A few years back, The Netherlandish Proverbs, a painting by Pieter Brueghel, sold for $9M at Christie’s Auction House in London. Painted in 1559, it depicts seventy-six proverbs, many of which we still say today, or at least a version. A man with his hand over his face, peering through his fingers, is “To look through one’s fingers” or to turn a blind eye. Another, “When the gate is open, the pigs run through the wheat,” is for us; when the cat is away, the mice will play. Some are far more obscure, and one of these caught my attention.
A woman is carrying a bucket of water in her left hand and a set of tongs with a hot coal in the other. The proverb: “She carries fire in one hand and water in the other” means to be two-faced and stir up trouble. It also means to hold two contradictory views. That is not a good thing, and it is a claim that many make about Holy Scripture. It was that issue that I was confronted with this week as I read through the last two verses of our Gospel lesson—“Do not be astonished at this; for the hour is coming when all who are in their graves will hear his voice and will come out—those who have done good, to the resurrection of life, and those who have done evil, to the resurrection of condemnation.” (John 5:28-29) What is the problem?
The last word, “condemnation,” immediately brought to mind our Gospel reading from Sunday. It begins with that most famous of verses, John 3:16, “For God so loved the world that he gave his only Son, so that everyone who believes in him may not perish but may have eternal life.” So far, so good. Jesus continued, “Indeed, God did not send the Son into the world to condemn the world, but in order that the world might be saved through him.” Even more good news, good news that St.
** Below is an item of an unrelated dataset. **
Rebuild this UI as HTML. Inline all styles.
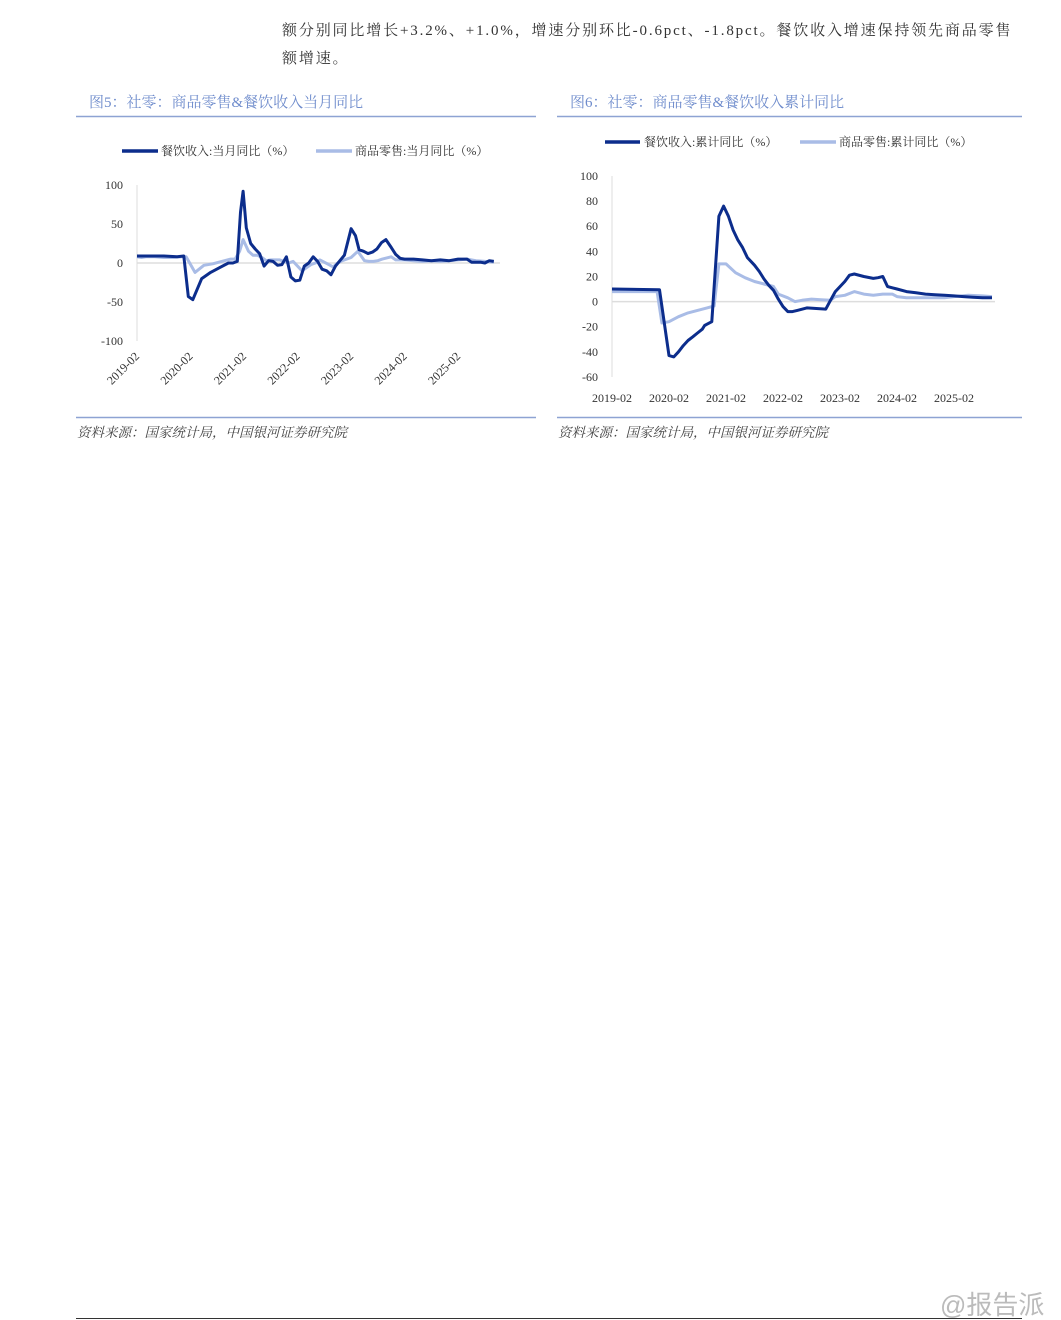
<!DOCTYPE html>
<html><head><meta charset="utf-8">
<style>
body{margin:0;width:1061px;height:1320px;background:#fff;position:relative;overflow:hidden;font-family:"Liberation Serif","Noto Serif CJK SC",serif;}
.p{position:absolute;left:282px;font-size:15px;color:#333;letter-spacing:1.85px;white-space:nowrap;}
svg{position:absolute;left:0;top:0;}
</style></head><body>
<div class="p" style="top:19px;">额分别同比增长+3.2%、+1.0%，增速分别环比-0.6pct、-1.8pct。餐饮收入增速保持领先商品零售</div>
<div class="p" style="top:47px;">额增速。</div>
<svg width="1061" height="1320" id="s" font-family="Liberation Serif, Noto Serif CJK SC, serif">
<g font-size="15" fill="#6f8ccc">
<text x="89" y="107">图5：社零：商品零售&amp;餐饮收入当月同比</text>
<text x="570" y="107">图6：社零：商品零售&amp;餐饮收入累计同比</text>
</g>
<g stroke="#8ea3d3" stroke-width="1.5">
<line x1="76" y1="116.5" x2="536" y2="116.5"/><line x1="557" y1="116.5" x2="1022" y2="116.5"/>
<line x1="76" y1="417.5" x2="536" y2="417.5"/><line x1="557" y1="417.5" x2="1022" y2="417.5"/>
<line x1="76" y1="1318.5" x2="1022" y2="1318.5" stroke="#333" stroke-width="1"/>
</g>
<g font-size="13.5" fill="#444" font-style="italic">
<text x="77" y="437">资料来源：国家统计局，中国银河证券研究院</text>
<text x="558" y="437">资料来源：国家统计局，中国银河证券研究院</text>
</g>
<text x="940" y="1314" font-size="26" fill="#bbb" font-family="Liberation Sans, Noto Sans CJK SC, sans-serif">@报告派</text>
<g font-size="12" fill="#333">
<line x1="122" y1="151" x2="158" y2="151" stroke="#0c2d8c" stroke-width="3.5"/><text x="161" y="155">餐饮收入:当月同比（%）</text>
<line x1="316" y1="151" x2="352" y2="151" stroke="#a9bce6" stroke-width="3.5"/><text x="355" y="155">商品零售:当月同比（%）</text>
<line x1="605" y1="142" x2="640" y2="142" stroke="#0c2d8c" stroke-width="3.5"/><text x="644" y="146">餐饮收入:累计同比（%）</text>
<line x1="800" y1="142" x2="836" y2="142" stroke="#a9bce6" stroke-width="3.5"/><text x="839" y="146">商品零售:累计同比（%）</text>
</g>
<g id="c1"></g><g id="c2"></g>
</svg>
<script>
var NS="http://www.w3.org/2000/svg";
function el(p,t,a,txt){var e=document.createElementNS(NS,t);for(var k in a)e.setAttribute(k,a[k]);if(txt!=null)e.textContent=txt;p.appendChild(e);return e;}
function path(g,d,X,Y,c){var s="";d.forEach(function(p,i){s+=(i?"L":"M")+X(p[0]).toFixed(1)+","+Y(p[1]).toFixed(1);});el(g,"path",{d:s,fill:"none",stroke:c,"stroke-width":3,"stroke-linejoin":"round"});}
var g1=document.getElementById("c1");
var X1=function(i){return 137+i*4.46},Y1=function(v){return 263-v*0.78};
el(g1,"line",{x1:137,y1:185,x2:137,y2:341,stroke:"#ddd"});
el(g1,"line",{x1:137,y1:263,x2:500,y2:263,stroke:"#ddd","stroke-width":1.5});
[100,50,0,-50,-100].forEach(function(v){el(g1,"text",{x:123,y:Y1(v)+4,"text-anchor":"end","font-size":12,fill:"#333"},v)});
for(var k=0;k<7;k++){var x=X1(k*12);el(g1,"text",{x:x+3,y:357,"text-anchor":"end","font-size":12,fill:"#333",transform:"rotate(-45 "+(x+3)+" 357)"},(2019+k)+"-02");}
var l1=[[0,8],[1,7],[2,8],[4,8],[6,7],[8,7],[10,8],[11,8],[13,-12],[15,-3],[17,-1],[19,2],[21,5],[22,5],[23,15],[23.8,30],[25,15],[26,10],[27,10],[28,7],[29,3],[30,4],[32,4],[33,2],[34,0],[35,2],[37,-10],[39,-2],[40,0],[41,4],[42,1],[44,-5],[45,0],[46,3],[48,7],[49.5,15],[51,3],[52,2],[53,2],[54,3],[55,5],[57,8],[58,4],[60,4],[62,3],[64,2],[66,3],[68,2],[70,3],[72,4],[74,5],[76,3],[78,2],[80,1]];
var d1=[[0,9],[3,9],[6,9],[9,8],[10.5,9],[11.5,-43],[12.5,-47],[14.5,-20],[16.5,-12],[18.5,-6],[20.5,0],[21.5,0],[22.5,2],[23.2,65],[23.8,92],[24.5,45],[25.5,25],[26.5,18],[27.5,12],[28.5,-4],[29.5,3],[30.5,2],[31.5,-3],[32.5,-2],[33.5,8],[34.5,-18],[35.5,-23],[36.5,-22],[37.5,-4],[38.5,0],[39.5,8],[40.5,2],[41.5,-8],[42.5,-10],[43.5,-15],[44.5,-4],[46.5,10],[48,44],[49,35],[49.8,17],[50.8,15],[51.8,12],[52.8,14],[53.8,18],[54.8,26],[55.8,30],[57,20],[58,11],[59,6],[60,5],[62,5],[64,4],[66,3],[68,4],[70,3],[72,5],[74,5],[75,1],[77,1],[78,0],[79,3],[80,2]];
path(g1,l1,X1,Y1,"#a9bce6");path(g1,d1,X1,Y1,"#0c2d8c");
var g2=document.getElementById("c2");
var X2=function(i){return 612+i*4.75},Y2=function(v){return 301.6-v*1.256};
el(g2,"line",{x1:612,y1:176,x2:612,y2:377,stroke:"#ddd"});
el(g2,"line",{x1:612,y1:301.6,x2:995,y2:301.6,stroke:"#ddd","stroke-width":1.5});
[100,80,60,40,20,0,-20,-40,-60].forEach(function(v){el(g2,"text",{x:598,y:Y2(v)+4,"text-anchor":"end","font-size":12,fill:"#333"},v)});
for(var k=0;k<7;k++){el(g2,"text",{x:X2(k*12),y:402,"text-anchor":"middle","font-size":12,fill:"#333"},(2019+k)+"-02");}
var l2=[[0,8],[9.5,8],[10.5,-17],[12,-16],[14,-12],[16,-9],[18,-7],[20,-5],[21.5,-3.5],[22.5,30],[24,30],[26,23],[28,19],[30,16],[32,14],[34,12],[35,6],[37,3],[38.5,0],[40,1],[42,2],[44,1.5],[46,1],[47,4],[49,5],[51,8],[53,6],[55,5],[57,6],[59,6],[60,4],[62,3],[66,3],[70,3],[72,4],[75,5],[78,4.5],[80,4]];
var d2=[[0,10],[10,9.5],[12,-43],[13,-44],[14,-40],[15,-35],[16,-31],[17,-28],[18,-25],[19,-22],[19.5,-19],[20,-18],[21,-16],[22.5,68],[23.5,76],[24.5,68],[25.5,57],[26.5,49],[27.5,43],[28.5,35],[30,29],[31,24],[32,18],[33,13],[34,9],[35,2],[36,-4],[37,-8],[38,-8],[39,-7],[41,-5],[43,-5.5],[45,-6],[46,1],[47,8],[49,16],[50,21],[51,22],[53,20],[55,18.5],[56,19],[57,20],[58,12],[59,11],[60,10],[62,8],[64,7],[66,6],[68,5.5],[70,5],[72,4.5],[74,4],[76,3.5],[78,3],[80,3]];
path(g2,l2,X2,Y2,"#a9bce6");path(g2,d2,X2,Y2,"#0c2d8c");
</script>
</body></html>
Paul will confirm in his letter to the Romans when he writes, “There is therefore now no condemnation for those who are in Christ Jesus.” (Romans 8:1) Everything is coming up roses until you arrive at those verses from today, how some will experience the “resurrection of condemnation.”
I thought Jesus said we were past all that condemnation bit. Is this a contradiction in Holy Scripture? Not at all. It only requires that we read the passage from John 5 more closely. It is easy to miss, but before speaking of condemnation, Jesus said, “The hour is coming.” Coming. Not yet. John 3 is speaking of Jesus’ first coming. John 5 is speaking of Jesus’ second coming. No contradiction.
We are now living in the time when “everyone who believes in [Jesus] may not perish but have eternal life.” However, there is an end date—a time when judgment will come, and for those who do not believe, it is a judgment of condemnation; therefore, the time to choose is not then but now.
In the first verse of our reading from Isaiah, the Lord said, “In a favorable time I listened to you, and in a day of salvation I have helped you.” St. Paul quotes this verse in his second letter to the Corinthians: “In a favorable time I listened to you, and in a day of salvation I have helped you.” Then Paul adds, “Behold, now is the favorable time; behold, now is the day of salvation.”
There is no confusion or contradiction; now is the time to come to God. Now is the day. For all of you sitting here, I believe you have, but who do you know that has not? How might you guide them and share your faith with them so that on the last day, they too will be judged and receive the resurrection of life—life eternal with our God?